_AIM OF THE EXERCISE_. List each line holding the string "this".

_EXERCISE MATERIAL_.

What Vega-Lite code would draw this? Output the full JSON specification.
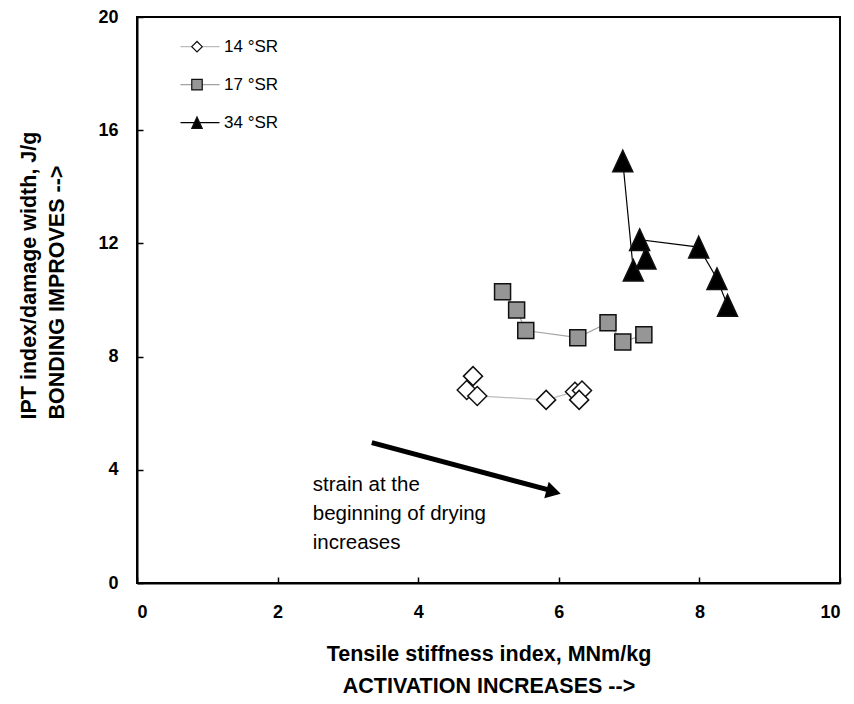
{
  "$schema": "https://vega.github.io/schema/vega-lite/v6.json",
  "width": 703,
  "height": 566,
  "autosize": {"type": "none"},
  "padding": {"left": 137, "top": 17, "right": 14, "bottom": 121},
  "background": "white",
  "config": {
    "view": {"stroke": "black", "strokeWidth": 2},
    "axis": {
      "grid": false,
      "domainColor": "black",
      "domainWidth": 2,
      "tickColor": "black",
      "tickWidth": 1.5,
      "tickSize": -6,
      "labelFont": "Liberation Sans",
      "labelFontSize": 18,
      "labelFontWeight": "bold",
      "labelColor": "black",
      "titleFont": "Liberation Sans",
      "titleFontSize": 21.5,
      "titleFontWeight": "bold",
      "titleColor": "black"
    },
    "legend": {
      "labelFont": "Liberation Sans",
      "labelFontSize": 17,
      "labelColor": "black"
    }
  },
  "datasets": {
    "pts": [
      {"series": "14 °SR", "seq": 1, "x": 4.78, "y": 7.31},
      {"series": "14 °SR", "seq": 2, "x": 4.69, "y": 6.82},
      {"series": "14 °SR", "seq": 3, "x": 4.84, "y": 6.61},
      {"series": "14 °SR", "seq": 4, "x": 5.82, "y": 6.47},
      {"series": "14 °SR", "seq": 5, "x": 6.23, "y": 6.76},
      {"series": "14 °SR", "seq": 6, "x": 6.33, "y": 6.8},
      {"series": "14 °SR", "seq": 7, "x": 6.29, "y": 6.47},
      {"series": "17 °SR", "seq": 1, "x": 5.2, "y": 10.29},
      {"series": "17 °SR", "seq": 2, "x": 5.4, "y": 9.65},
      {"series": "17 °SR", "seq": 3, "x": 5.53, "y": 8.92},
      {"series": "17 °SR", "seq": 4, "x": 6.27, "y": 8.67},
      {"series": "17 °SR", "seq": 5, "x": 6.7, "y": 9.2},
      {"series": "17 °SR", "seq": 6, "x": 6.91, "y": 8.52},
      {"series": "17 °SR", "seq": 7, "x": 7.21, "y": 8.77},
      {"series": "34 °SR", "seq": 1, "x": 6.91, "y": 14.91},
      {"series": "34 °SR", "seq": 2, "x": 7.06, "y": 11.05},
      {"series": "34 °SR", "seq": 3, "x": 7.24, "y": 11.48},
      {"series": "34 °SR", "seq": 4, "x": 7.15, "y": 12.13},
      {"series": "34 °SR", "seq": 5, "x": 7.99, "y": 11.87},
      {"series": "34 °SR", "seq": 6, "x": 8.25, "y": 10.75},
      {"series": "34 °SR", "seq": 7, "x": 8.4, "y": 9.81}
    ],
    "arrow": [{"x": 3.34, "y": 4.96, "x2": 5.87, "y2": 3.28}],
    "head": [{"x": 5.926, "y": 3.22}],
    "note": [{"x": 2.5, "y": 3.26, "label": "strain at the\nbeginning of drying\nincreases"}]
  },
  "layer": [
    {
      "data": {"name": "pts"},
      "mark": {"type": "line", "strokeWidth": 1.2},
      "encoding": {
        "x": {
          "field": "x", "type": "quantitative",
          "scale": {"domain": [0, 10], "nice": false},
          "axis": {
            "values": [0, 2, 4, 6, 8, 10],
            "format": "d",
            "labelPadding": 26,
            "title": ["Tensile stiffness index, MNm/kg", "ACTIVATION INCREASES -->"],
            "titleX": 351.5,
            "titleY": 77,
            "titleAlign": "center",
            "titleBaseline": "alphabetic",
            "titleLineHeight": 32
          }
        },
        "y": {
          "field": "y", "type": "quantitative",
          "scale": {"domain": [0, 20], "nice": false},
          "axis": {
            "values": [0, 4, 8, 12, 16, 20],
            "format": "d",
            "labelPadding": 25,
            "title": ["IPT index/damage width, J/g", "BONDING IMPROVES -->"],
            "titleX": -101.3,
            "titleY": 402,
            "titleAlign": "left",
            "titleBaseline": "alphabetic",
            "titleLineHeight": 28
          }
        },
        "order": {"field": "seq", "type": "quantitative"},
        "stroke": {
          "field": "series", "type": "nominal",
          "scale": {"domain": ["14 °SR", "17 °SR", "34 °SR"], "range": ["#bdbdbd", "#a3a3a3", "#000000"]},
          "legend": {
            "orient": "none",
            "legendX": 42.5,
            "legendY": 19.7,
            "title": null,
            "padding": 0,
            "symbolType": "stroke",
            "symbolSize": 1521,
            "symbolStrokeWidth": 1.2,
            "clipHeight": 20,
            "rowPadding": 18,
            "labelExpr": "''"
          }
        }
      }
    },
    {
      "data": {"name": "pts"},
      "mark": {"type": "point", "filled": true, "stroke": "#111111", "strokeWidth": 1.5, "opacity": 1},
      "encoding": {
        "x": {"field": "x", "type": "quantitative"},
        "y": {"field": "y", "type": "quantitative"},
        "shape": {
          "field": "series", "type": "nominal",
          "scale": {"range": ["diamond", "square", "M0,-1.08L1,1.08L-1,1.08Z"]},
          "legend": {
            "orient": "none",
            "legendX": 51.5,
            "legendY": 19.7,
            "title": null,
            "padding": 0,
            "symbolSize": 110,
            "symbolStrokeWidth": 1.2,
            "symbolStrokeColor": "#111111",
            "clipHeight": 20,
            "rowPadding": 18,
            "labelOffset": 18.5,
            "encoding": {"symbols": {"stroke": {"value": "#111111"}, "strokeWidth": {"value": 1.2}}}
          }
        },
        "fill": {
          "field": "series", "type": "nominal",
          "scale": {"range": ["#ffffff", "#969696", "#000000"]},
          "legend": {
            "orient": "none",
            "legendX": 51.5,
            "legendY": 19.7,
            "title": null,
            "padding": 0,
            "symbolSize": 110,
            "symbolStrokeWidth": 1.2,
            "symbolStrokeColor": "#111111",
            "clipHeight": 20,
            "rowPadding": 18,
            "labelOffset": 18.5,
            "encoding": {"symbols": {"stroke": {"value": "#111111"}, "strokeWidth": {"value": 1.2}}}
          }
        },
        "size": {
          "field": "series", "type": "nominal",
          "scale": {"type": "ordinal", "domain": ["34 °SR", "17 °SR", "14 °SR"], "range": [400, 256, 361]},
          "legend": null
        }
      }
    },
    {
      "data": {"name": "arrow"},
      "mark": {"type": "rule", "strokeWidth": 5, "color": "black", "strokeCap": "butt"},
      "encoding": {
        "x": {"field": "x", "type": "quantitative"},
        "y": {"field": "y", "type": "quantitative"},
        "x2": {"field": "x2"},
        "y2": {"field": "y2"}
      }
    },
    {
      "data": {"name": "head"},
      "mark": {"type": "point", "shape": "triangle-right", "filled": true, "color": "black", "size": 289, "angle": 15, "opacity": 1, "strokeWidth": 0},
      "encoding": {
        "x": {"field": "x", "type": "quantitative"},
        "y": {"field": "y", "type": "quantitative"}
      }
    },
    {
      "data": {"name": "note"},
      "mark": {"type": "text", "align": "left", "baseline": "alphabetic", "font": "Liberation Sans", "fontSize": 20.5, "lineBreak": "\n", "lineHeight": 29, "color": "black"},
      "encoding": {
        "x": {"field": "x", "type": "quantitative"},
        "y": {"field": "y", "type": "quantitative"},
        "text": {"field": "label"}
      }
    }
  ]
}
==
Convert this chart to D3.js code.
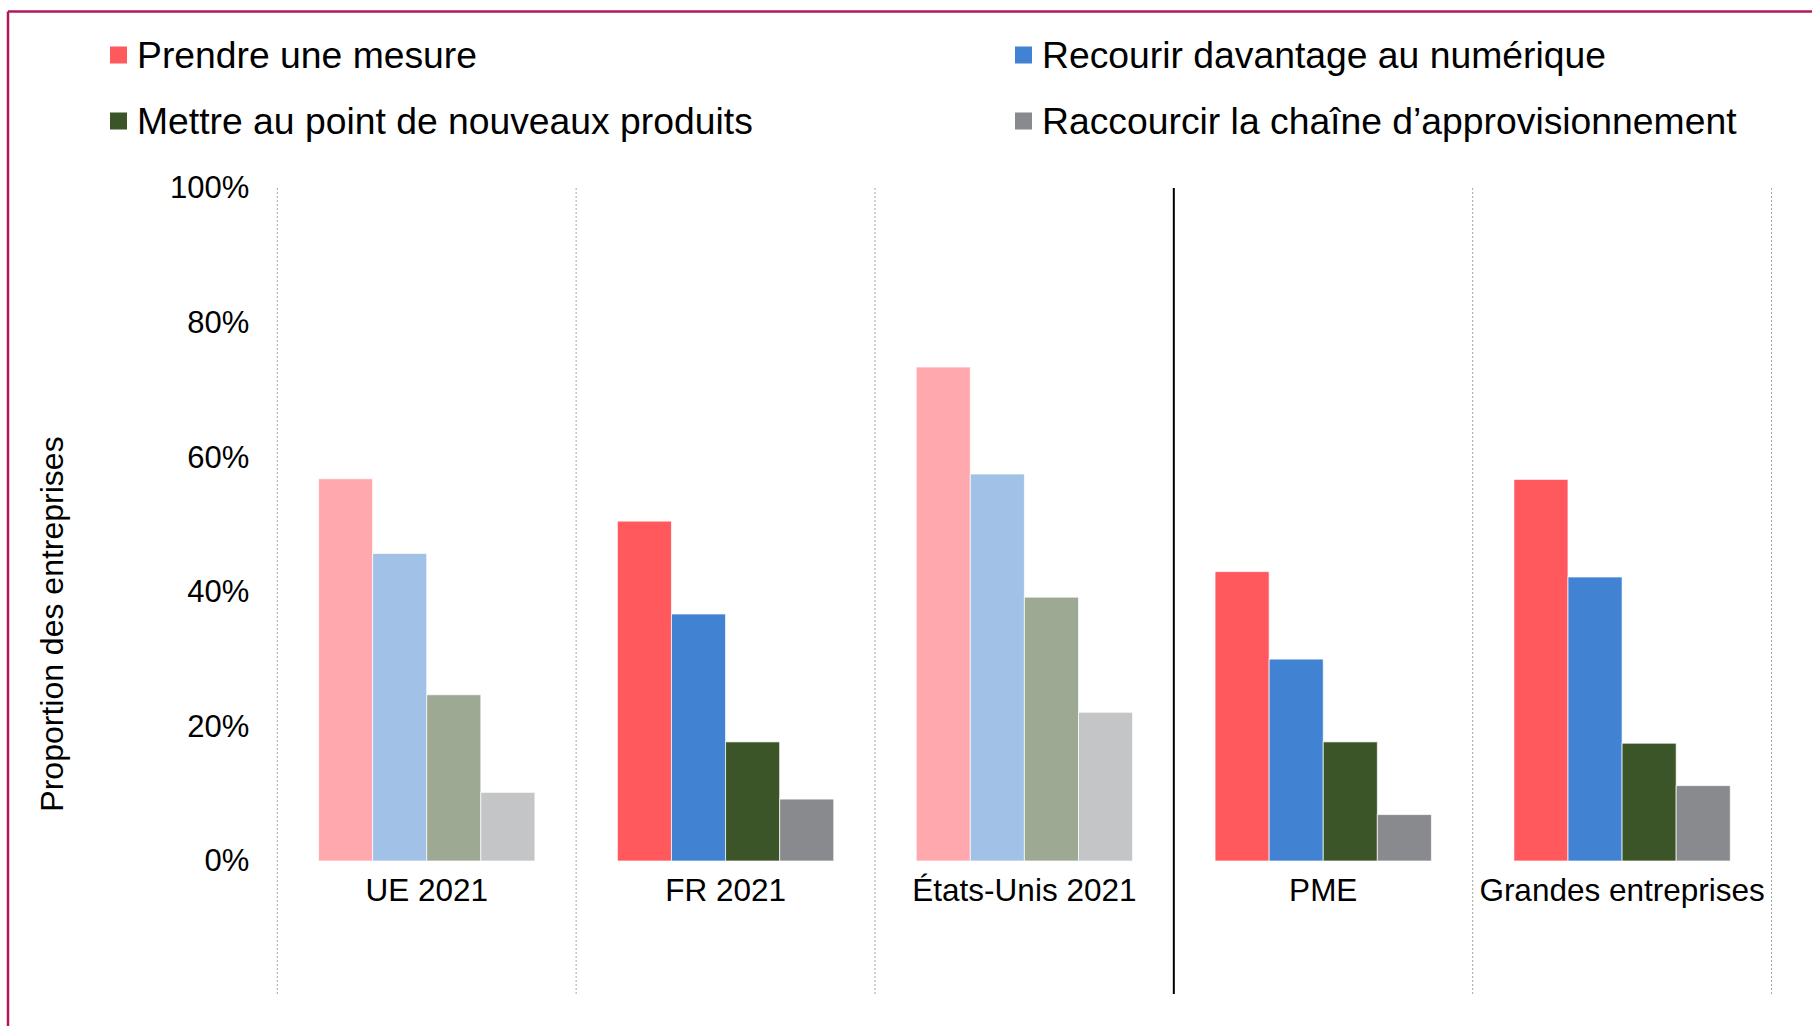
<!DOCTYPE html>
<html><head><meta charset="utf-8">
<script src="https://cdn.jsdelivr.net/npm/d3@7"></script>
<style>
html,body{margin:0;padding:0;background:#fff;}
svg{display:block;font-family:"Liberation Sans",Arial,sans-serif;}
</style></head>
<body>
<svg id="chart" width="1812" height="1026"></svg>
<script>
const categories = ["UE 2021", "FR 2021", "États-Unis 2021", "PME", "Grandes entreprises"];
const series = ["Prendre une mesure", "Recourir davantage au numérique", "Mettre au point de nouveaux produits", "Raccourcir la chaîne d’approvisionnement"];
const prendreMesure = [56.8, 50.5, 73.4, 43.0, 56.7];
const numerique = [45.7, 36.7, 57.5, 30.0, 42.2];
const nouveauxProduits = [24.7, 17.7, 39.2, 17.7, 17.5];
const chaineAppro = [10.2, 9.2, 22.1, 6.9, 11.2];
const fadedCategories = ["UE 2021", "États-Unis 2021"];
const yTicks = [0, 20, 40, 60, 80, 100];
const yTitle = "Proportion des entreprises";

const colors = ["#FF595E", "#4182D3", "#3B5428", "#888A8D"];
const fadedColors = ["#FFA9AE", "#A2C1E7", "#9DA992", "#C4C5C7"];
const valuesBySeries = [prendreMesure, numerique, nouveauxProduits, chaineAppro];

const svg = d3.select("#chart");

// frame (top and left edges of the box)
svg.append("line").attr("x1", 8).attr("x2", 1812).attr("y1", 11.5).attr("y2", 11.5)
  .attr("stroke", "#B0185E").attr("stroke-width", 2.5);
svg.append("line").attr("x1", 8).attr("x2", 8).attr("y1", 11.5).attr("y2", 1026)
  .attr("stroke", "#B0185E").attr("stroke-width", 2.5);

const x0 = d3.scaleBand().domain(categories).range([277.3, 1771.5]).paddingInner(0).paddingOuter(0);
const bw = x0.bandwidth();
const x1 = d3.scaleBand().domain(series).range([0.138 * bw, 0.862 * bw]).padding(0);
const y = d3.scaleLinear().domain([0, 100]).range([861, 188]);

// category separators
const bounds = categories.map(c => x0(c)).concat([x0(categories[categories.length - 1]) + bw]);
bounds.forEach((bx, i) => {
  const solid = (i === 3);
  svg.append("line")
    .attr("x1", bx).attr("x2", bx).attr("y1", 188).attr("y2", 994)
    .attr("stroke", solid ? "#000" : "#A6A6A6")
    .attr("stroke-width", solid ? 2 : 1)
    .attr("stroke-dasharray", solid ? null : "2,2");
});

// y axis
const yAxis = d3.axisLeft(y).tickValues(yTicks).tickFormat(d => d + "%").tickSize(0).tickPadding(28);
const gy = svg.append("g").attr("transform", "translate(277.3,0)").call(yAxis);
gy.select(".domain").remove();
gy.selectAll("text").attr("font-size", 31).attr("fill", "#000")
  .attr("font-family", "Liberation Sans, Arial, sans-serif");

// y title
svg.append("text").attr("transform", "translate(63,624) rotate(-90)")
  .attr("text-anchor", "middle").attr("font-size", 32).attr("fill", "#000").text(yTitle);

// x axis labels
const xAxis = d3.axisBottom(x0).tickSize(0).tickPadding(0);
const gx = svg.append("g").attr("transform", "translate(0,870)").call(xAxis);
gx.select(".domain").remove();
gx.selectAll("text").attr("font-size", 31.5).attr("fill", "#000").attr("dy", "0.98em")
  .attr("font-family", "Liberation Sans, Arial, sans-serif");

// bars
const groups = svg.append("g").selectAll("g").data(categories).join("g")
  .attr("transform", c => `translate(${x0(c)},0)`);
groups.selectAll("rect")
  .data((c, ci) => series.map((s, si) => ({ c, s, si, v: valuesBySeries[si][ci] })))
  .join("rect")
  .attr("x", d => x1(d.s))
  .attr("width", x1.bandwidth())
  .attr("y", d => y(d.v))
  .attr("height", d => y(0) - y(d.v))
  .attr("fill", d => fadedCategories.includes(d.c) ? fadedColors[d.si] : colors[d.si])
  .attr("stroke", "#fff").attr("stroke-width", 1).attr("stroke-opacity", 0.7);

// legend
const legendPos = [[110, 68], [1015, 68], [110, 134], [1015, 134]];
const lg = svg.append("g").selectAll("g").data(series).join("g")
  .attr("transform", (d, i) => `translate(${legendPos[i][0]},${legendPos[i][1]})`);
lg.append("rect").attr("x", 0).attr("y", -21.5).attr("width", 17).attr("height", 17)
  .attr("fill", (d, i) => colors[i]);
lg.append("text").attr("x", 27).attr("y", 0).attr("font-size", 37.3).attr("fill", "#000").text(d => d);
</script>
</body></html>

_WRITTEN SOLUTION_.
What Vega-Lite code would draw this? Output the full JSON specification.
Convert this chart to D3.js code.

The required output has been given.